When Downtown Ruled

This article is from the archive of The New York Sun before the launch of its new website in 2022. The Sun has neither altered nor updated such articles but will seek to correct any errors, mis-categorizations or other problems introduced during transfer.

The New York Sun

Downtown fashion may have moved uptown, but in the 1970s and ’80s, it was its own special, gritty thing. And the history of that scene is part of “Anarchy to Affluence: Design in New York, 1974-1984,” an exhibit at Parsons the New School for Design.


This look at New York City’s interior, furniture, fashion, and graphic design starts in 1974, the year the Ramones began their residency at CBGB’s. The year is usually considered the line of demarcation between protopunk and punk, and in many ways, the exhib it reflects the visual aesthetic that accompanied the music. Ads for Richard Hell, Blondie, and the Buzzcocks look like ransom notes, with letters and pictures cut out and reattached to the page and then Xeroxed.
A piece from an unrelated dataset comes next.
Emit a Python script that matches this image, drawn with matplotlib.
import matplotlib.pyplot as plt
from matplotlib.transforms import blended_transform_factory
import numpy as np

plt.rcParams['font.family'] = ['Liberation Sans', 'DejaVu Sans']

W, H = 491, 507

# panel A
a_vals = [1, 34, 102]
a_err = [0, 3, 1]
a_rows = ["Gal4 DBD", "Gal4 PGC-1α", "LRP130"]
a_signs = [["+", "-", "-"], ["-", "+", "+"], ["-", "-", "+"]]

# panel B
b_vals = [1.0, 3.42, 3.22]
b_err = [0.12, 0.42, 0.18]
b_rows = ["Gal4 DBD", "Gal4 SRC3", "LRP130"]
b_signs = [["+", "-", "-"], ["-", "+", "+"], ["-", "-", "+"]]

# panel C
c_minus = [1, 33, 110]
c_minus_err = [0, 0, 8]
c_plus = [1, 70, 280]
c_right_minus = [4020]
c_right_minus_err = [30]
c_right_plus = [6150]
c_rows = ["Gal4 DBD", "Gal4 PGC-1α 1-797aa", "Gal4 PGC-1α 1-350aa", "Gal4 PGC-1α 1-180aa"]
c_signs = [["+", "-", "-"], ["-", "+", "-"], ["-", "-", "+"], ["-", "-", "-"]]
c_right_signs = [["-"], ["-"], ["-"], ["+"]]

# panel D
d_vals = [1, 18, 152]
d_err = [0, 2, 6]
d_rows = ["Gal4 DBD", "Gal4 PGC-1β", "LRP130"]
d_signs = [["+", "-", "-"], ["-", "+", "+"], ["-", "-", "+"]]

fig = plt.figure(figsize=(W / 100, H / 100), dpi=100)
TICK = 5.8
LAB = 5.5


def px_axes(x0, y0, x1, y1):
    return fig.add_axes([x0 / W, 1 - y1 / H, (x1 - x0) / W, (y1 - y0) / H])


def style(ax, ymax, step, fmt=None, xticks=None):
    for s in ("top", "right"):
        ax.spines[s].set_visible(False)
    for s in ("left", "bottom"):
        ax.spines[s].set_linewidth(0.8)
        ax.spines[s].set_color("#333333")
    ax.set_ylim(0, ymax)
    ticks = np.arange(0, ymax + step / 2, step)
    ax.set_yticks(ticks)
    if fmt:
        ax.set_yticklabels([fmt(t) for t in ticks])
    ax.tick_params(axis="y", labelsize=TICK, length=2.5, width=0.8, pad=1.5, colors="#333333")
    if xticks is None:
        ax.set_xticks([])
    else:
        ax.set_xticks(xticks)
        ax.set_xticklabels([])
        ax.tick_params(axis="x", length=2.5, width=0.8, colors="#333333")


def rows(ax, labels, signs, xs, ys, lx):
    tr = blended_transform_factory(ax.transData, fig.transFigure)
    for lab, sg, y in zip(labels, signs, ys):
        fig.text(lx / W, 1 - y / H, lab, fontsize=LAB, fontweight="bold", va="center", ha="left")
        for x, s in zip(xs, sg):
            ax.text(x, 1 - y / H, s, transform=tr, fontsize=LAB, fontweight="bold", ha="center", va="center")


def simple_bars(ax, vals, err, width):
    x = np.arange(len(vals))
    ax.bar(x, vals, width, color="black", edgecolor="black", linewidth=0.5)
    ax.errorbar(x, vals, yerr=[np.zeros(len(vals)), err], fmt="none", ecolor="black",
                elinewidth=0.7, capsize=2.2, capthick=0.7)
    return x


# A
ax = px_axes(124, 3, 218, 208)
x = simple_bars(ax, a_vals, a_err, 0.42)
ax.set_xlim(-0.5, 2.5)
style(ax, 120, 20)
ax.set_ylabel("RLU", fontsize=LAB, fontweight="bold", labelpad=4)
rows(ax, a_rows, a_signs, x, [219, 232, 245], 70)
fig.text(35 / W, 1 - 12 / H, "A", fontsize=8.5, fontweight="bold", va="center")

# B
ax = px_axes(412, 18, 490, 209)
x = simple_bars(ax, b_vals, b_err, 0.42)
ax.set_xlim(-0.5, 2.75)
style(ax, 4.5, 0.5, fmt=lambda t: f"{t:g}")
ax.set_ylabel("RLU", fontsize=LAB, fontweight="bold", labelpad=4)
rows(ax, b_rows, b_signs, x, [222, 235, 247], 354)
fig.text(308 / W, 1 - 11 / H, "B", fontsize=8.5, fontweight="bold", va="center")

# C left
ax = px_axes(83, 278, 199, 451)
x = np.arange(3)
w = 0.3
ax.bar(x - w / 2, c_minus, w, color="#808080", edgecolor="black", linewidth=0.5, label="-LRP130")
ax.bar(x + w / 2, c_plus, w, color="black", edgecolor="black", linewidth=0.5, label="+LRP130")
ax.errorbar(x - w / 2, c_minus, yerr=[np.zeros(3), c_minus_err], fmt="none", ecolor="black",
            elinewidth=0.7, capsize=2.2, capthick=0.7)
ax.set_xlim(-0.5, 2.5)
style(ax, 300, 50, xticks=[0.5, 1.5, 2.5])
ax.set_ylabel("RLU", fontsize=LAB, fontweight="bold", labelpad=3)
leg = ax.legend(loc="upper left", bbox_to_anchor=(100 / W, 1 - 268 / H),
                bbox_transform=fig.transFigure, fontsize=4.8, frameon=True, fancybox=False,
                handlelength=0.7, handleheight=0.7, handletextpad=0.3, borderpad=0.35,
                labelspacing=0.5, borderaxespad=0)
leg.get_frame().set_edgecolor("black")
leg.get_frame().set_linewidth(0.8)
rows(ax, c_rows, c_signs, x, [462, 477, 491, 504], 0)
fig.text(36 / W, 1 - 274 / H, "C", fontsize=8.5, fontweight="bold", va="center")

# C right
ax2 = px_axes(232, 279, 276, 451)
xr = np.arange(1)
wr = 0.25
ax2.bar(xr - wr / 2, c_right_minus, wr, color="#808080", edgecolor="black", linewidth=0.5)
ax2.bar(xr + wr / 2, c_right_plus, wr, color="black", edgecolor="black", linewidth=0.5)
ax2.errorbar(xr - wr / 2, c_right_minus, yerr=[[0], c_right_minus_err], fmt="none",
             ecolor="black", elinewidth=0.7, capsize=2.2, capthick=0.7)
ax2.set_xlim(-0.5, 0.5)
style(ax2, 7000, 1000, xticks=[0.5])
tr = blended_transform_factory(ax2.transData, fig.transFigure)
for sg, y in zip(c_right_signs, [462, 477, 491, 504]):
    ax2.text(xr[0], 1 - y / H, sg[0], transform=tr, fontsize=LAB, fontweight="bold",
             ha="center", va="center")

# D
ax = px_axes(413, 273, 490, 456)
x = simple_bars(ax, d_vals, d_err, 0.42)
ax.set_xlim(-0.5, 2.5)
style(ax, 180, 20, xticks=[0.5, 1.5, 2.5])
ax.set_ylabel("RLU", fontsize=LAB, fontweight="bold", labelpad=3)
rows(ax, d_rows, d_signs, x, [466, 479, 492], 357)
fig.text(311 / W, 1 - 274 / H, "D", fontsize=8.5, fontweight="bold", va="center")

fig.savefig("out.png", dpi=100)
In what has become known as Hi-Tech, interior design takes its cue from the modernists, using industrial and everyday objects to decorate the home. This idea, the exhibit points out, has lead directly to the like of Crate and Barrel and Bed Bath & Beyond.
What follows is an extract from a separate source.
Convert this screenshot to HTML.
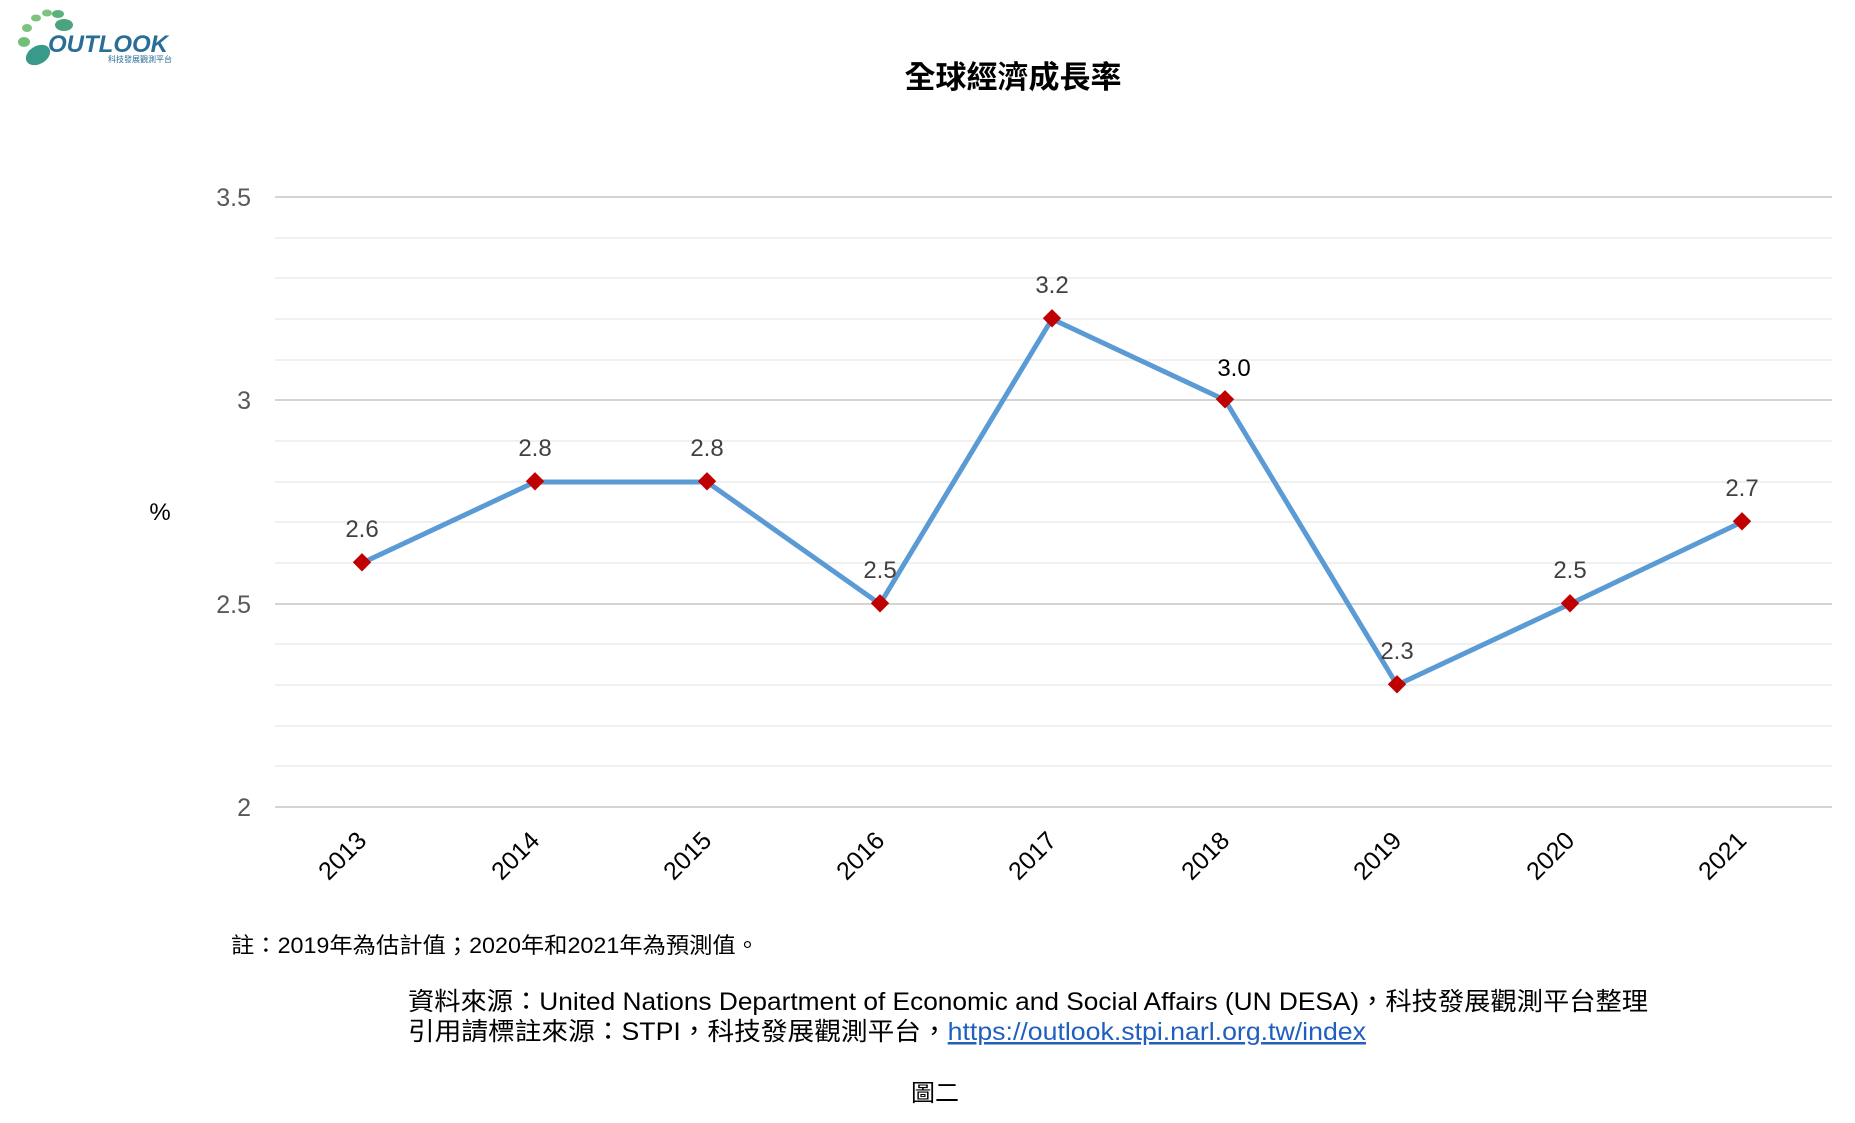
<!DOCTYPE html>
<html><head><meta charset="utf-8"><style>
body{margin:0;background:#fff;}
svg{display:block;font-family:"Liberation Sans","Noto Sans CJK TC",sans-serif;}
</style></head><body>
<svg width="1855" height="1123" viewBox="0 0 1855 1123" xmlns="http://www.w3.org/2000/svg">
<g>
<ellipse cx="38" cy="55" rx="13" ry="9" fill="#3a9a8a" transform="rotate(-30 38 55)"/>
<ellipse cx="24" cy="42" rx="6" ry="5" fill="#6fbf7a"/>
<ellipse cx="27" cy="28" rx="5" ry="4" fill="#7cc47e"/>
<ellipse cx="36" cy="18" rx="5" ry="3.5" fill="#7cc47e"/>
<ellipse cx="47" cy="13" rx="5" ry="3.5" fill="#7cc47e"/>
<ellipse cx="58" cy="14" rx="6" ry="4" fill="#5bb27a"/>
<ellipse cx="64" cy="25" rx="9" ry="6" fill="#4aa47e"/>
<text x="48" y="52" font-size="24" font-weight="bold" fill="#2a6e96" font-style="italic">OUTLOOK</text>
<text x="108" y="62" font-size="8" fill="#2a6e96">科技發展觀測平台</text>
</g>
<text x="1013" y="88" font-size="31" font-weight="bold" text-anchor="middle" fill="#000">全球經濟成長率</text>
<g stroke="#ececec" stroke-width="1.5">
<line x1="275" x2="1832" y1="238" y2="238"/><line x1="275" x2="1832" y1="278" y2="278"/>
<line x1="275" x2="1832" y1="319" y2="319"/><line x1="275" x2="1832" y1="360" y2="360"/>
<line x1="275" x2="1832" y1="441" y2="441"/><line x1="275" x2="1832" y1="482" y2="482"/>
<line x1="275" x2="1832" y1="522" y2="522"/><line x1="275" x2="1832" y1="563" y2="563"/>
<line x1="275" x2="1832" y1="644" y2="644"/><line x1="275" x2="1832" y1="685" y2="685"/>
<line x1="275" x2="1832" y1="726" y2="726"/><line x1="275" x2="1832" y1="766" y2="766"/>
</g>
<g stroke="#d4d4d4" stroke-width="2">
<line x1="275" x2="1832" y1="197" y2="197"/><line x1="275" x2="1832" y1="400" y2="400"/>
<line x1="275" x2="1832" y1="604" y2="604"/><line x1="275" x2="1832" y1="807" y2="807"/>
</g>
<g font-size="25" fill="#595959" text-anchor="end">
<text x="251" y="206">3.5</text><text x="251" y="409">3</text>
<text x="251" y="613">2.5</text><text x="251" y="816">2</text>
</g>
<text x="160" y="520" font-size="24" fill="#000" text-anchor="middle">%</text>
<polyline fill="none" stroke="#5b9bd5" stroke-width="5" stroke-linejoin="round" points="362,563 535,482 707,482 880,604 1052,319 1225,400 1397,685 1570,604 1742,522"/>
<g fill="#c00000">
<rect x="355" y="556" width="13" height="13" transform="rotate(45 362 563)"/>
<rect x="528" y="475" width="13" height="13" transform="rotate(45 535 482)"/>
<rect x="700" y="475" width="13" height="13" transform="rotate(45 707 482)"/>
<rect x="873" y="597" width="13" height="13" transform="rotate(45 880 604)"/>
<rect x="1045" y="312" width="13" height="13" transform="rotate(45 1052 319)"/>
<rect x="1218" y="393" width="13" height="13" transform="rotate(45 1225 400)"/>
<rect x="1390" y="678" width="13" height="13" transform="rotate(45 1397 685)"/>
<rect x="1563" y="597" width="13" height="13" transform="rotate(45 1570 604)"/>
<rect x="1735" y="515" width="13" height="13" transform="rotate(45 1742 522)"/>
</g>
<g font-size="24" fill="#404040" text-anchor="middle">
<text x="362" y="537">2.6</text><text x="535" y="456">2.8</text><text x="707" y="456">2.8</text>
<text x="880" y="578">2.5</text><text x="1052" y="293">3.2</text><text x="1234" y="376" fill="#000">3.0</text>
<text x="1397" y="659">2.3</text><text x="1570" y="578">2.5</text><text x="1742" y="496">2.7</text>
</g>
<g font-size="25" fill="#000" text-anchor="end">
<text transform="translate(368 842) rotate(-45)">2013</text>
<text transform="translate(541 842) rotate(-45)">2014</text>
<text transform="translate(713 842) rotate(-45)">2015</text>
<text transform="translate(886 842) rotate(-45)">2016</text>
<text transform="translate(1058 842) rotate(-45)">2017</text>
<text transform="translate(1231 842) rotate(-45)">2018</text>
<text transform="translate(1403 842) rotate(-45)">2019</text>
<text transform="translate(1576 842) rotate(-45)">2020</text>
<text transform="translate(1748 842) rotate(-45)">2021</text>
</g>
<text x="231" y="953" font-size="22" fill="#000" textLength="528" lengthAdjust="spacingAndGlyphs">註：2019年為估計值；2020年和2021年為預測值。</text>
<text x="408" y="1010" font-size="25" fill="#000" textLength="1240" lengthAdjust="spacingAndGlyphs">資料來源：United Nations Department of Economic and Social Affairs (UN DESA)，科技發展觀測平台整理</text>
<text x="408" y="1040" font-size="25" fill="#000" textLength="958" lengthAdjust="spacingAndGlyphs">引用請標註來源：STPI，科技發展觀測平台，<tspan fill="#1f5fbf" text-decoration="underline">https://outlook.stpi.narl.org.tw/index</tspan></text>
<text x="935" y="1101" font-size="24" fill="#000" text-anchor="middle">圖二</text>
</svg>
</body></html>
Fashion is represented by pieces from Stephen Sprouse, Betsey Johnson, and Norma Kamali – names that have since gone from downtown cult to the world consciousness. These clothes, whether or not they were draped over luminaries such as Debbie Harry or Patti Smith, did their part to articulate (and play with) the anxiety and tension of the period. Mr. Sprouse, a part of the Factory, covers a jacket with Warholian lithographs depicting bullets.A pair of tights, also by Sprouse, are covered with graffiti, an idea he would revisit in 2001 when he collaborated with Marc Jacobs on the Louis Vuitton sac du main. Ms. Kamali’s designs went to the heart of fashion by asking questions about what can be worn, what is clothing, and what fabrics are appropriate. Her iconic sleeping bag coat was conceived when the designer found herself kicked out of her then husband’s apartment and spent the night on park bench. In the late ’70s and early ’80s, music and fashion shifted into the New Wave. Clothes from Parachute (Harry Parnass and Nicole Pelly’s label), moved toward designs that look like a uniform for some future city. Duran Duran did a lot to popularize the company.


There’s an outsider feel to the Parsons exhibit that suits its subject matter perfectly. New York in the ’70s, though it has come to represent a time of urban decay and chaos, was also a time when artists of all types lived and flourished amid decay and chaos. The Parsons exhibit asserts that this was the city of Stephen Sprouse and Betsey Johnson as much as Travis Bickle and Paul Kersey.



Monday–Friday, 9 a.m.–9 p.m., Saturday and Sunday, 10 a.m.–6 p.m. Parsons the New School for Design, the Arnold and Sheila Aronson Galleries, 66 Fifth Ave. at 13th Street.